** Work instructions **
Output every line exactly as written. Leave out pictures.

'''

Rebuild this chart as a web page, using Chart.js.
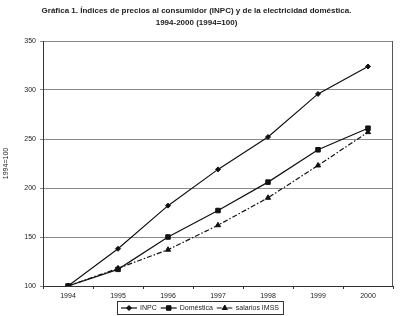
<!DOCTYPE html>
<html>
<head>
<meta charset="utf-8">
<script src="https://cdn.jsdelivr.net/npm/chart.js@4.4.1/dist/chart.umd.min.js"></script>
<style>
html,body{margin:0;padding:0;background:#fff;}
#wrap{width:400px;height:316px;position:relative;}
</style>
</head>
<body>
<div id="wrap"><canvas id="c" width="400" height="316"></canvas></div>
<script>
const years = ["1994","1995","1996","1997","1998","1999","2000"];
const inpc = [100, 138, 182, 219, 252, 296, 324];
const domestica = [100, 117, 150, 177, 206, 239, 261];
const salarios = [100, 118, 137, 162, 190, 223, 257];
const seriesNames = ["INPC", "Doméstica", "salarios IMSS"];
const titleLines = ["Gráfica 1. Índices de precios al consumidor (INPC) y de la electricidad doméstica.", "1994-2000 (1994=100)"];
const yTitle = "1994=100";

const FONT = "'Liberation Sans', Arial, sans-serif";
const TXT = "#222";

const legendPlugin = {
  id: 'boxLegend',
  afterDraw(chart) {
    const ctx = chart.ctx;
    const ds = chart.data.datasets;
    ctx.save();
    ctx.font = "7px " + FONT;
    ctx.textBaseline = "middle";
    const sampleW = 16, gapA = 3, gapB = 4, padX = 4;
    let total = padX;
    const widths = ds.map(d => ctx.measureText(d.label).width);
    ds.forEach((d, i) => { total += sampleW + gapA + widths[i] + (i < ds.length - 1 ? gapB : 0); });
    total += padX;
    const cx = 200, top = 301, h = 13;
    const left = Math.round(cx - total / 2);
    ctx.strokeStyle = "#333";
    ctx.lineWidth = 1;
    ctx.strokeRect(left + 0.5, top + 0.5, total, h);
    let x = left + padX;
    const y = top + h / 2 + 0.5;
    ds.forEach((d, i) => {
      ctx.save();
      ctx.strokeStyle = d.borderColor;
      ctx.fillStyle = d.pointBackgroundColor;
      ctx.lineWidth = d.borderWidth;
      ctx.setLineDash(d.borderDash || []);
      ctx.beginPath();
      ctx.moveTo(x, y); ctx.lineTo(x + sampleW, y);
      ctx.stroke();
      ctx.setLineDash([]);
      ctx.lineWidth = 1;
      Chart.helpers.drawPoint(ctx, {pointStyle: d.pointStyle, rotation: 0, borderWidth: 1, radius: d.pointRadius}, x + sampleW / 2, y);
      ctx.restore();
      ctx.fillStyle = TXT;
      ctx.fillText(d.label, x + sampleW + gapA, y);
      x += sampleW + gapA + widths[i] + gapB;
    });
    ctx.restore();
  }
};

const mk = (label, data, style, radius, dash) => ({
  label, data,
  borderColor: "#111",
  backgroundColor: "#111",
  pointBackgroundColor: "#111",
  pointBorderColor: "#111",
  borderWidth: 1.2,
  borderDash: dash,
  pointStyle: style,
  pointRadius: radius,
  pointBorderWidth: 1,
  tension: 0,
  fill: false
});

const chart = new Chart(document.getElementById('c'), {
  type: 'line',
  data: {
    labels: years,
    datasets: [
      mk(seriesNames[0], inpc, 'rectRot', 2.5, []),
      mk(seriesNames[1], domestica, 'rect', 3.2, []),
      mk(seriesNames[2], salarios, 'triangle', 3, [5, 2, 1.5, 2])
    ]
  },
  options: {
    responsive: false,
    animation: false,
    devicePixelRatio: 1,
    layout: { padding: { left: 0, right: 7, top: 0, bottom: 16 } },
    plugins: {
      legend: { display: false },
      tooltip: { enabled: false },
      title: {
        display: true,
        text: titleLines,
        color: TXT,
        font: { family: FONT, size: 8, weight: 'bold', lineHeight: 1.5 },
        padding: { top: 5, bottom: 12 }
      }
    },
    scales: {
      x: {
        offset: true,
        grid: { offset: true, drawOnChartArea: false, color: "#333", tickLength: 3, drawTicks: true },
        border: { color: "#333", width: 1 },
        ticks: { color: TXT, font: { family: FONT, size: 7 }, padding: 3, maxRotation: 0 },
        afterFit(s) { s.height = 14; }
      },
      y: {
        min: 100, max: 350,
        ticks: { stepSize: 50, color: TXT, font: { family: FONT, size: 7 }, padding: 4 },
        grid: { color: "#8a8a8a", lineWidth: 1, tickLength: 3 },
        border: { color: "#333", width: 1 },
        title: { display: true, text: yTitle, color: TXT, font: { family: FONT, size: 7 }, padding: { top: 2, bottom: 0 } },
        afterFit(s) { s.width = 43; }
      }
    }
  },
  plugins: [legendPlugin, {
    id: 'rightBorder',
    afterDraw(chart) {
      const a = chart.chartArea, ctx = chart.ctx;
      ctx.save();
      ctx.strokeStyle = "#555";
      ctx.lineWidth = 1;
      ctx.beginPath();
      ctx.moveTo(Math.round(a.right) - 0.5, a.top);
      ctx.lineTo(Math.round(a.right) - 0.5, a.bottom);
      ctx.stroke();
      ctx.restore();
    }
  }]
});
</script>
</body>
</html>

'''

** Solved exercise **
Rebuild this chart as a web page, using Chart.js.
<!DOCTYPE html>
<html>
<head>
<meta charset="utf-8">
<script src="https://cdn.jsdelivr.net/npm/chart.js@4.4.1/dist/chart.umd.min.js"></script>
<style>
html,body{margin:0;padding:0;background:#fff;}
#wrap{width:400px;height:316px;position:relative;}
</style>
</head>
<body>
<div id="wrap"><canvas id="c" width="400" height="316"></canvas></div>
<script>
const years = ["1994","1995","1996","1997","1998","1999","2000"];
const inpc = [100, 138, 182, 219, 252, 296, 324];
const domestica = [100, 117, 150, 177, 206, 239, 261];
const salarios = [100, 118, 137, 162, 190, 223, 257];
const seriesNames = ["INPC", "Doméstica", "salarios IMSS"];
const titleLines = ["Gráfica 1. Índices de precios al consumidor (INPC) y de la electricidad doméstica.", "1994-2000 (1994=100)"];
const yTitle = "1994=100";

const FONT = "'Liberation Sans', Arial, sans-serif";
const TXT = "#222";

const legendPlugin = {
  id: 'boxLegend',
  afterDraw(chart) {
    const ctx = chart.ctx;
    const ds = chart.data.datasets;
    ctx.save();
    ctx.font = "7px " + FONT;
    ctx.textBaseline = "middle";
    const sampleW = 16, gapA = 3, gapB = 4, padX = 4;
    let total = padX;
    const widths = ds.map(d => ctx.measureText(d.label).width);
    ds.forEach((d, i) => { total += sampleW + gapA + widths[i] + (i < ds.length - 1 ? gapB : 0); });
    total += padX;
    const cx = 200, top = 301, h = 13;
    const left = Math.round(cx - total / 2);
    ctx.strokeStyle = "#333";
    ctx.lineWidth = 1;
    ctx.strokeRect(left + 0.5, top + 0.5, total, h);
    let x = left + padX;
    const y = top + h / 2 + 0.5;
    ds.forEach((d, i) => {
      ctx.save();
      ctx.strokeStyle = d.borderColor;
      ctx.fillStyle = d.pointBackgroundColor;
      ctx.lineWidth = d.borderWidth;
      ctx.setLineDash(d.borderDash || []);
      ctx.beginPath();
      ctx.moveTo(x, y); ctx.lineTo(x + sampleW, y);
      ctx.stroke();
      ctx.setLineDash([]);
      ctx.lineWidth = 1;
      Chart.helpers.drawPoint(ctx, {pointStyle: d.pointStyle, rotation: 0, borderWidth: 1, radius: d.pointRadius}, x + sampleW / 2, y);
      ctx.restore();
      ctx.fillStyle = TXT;
      ctx.fillText(d.label, x + sampleW + gapA, y);
      x += sampleW + gapA + widths[i] + gapB;
    });
    ctx.restore();
  }
};

const mk = (label, data, style, radius, dash) => ({
  label, data,
  borderColor: "#111",
  backgroundColor: "#111",
  pointBackgroundColor: "#111",
  pointBorderColor: "#111",
  borderWidth: 1.2,
  borderDash: dash,
  pointStyle: style,
  pointRadius: radius,
  pointBorderWidth: 1,
  tension: 0,
  fill: false
});

const chart = new Chart(document.getElementById('c'), {
  type: 'line',
  data: {
    labels: years,
    datasets: [
      mk(seriesNames[0], inpc, 'rectRot', 2.5, []),
      mk(seriesNames[1], domestica, 'rect', 3.2, []),
      mk(seriesNames[2], salarios, 'triangle', 3, [5, 2, 1.5, 2])
    ]
  },
  options: {
    responsive: false,
    animation: false,
    devicePixelRatio: 1,
    layout: { padding: { left: 0, right: 7, top: 0, bottom: 16 } },
    plugins: {
      legend: { display: false },
      tooltip: { enabled: false },
      title: {
        display: true,
        text: titleLines,
        color: TXT,
        font: { family: FONT, size: 8, weight: 'bold', lineHeight: 1.5 },
        padding: { top: 5, bottom: 12 }
      }
    },
    scales: {
      x: {
        offset: true,
        grid: { offset: true, drawOnChartArea: false, color: "#333", tickLength: 3, drawTicks: true },
        border: { color: "#333", width: 1 },
        ticks: { color: TXT, font: { family: FONT, size: 7 }, padding: 3, maxRotation: 0 },
        afterFit(s) { s.height = 14; }
      },
      y: {
        min: 100, max: 350,
        ticks: { stepSize: 50, color: TXT, font: { family: FONT, size: 7 }, padding: 4 },
        grid: { color: "#8a8a8a", lineWidth: 1, tickLength: 3 },
        border: { color: "#333", width: 1 },
        title: { display: true, text: yTitle, color: TXT, font: { family: FONT, size: 7 }, padding: { top: 2, bottom: 0 } },
        afterFit(s) { s.width = 43; }
      }
    }
  },
  plugins: [legendPlugin, {
    id: 'rightBorder',
    afterDraw(chart) {
      const a = chart.chartArea, ctx = chart.ctx;
      ctx.save();
      ctx.strokeStyle = "#555";
      ctx.lineWidth = 1;
      ctx.beginPath();
      ctx.moveTo(Math.round(a.right) - 0.5, a.top);
      ctx.lineTo(Math.round(a.right) - 0.5, a.bottom);
      ctx.stroke();
      ctx.restore();
    }
  }]
});
</script>
</body>
</html>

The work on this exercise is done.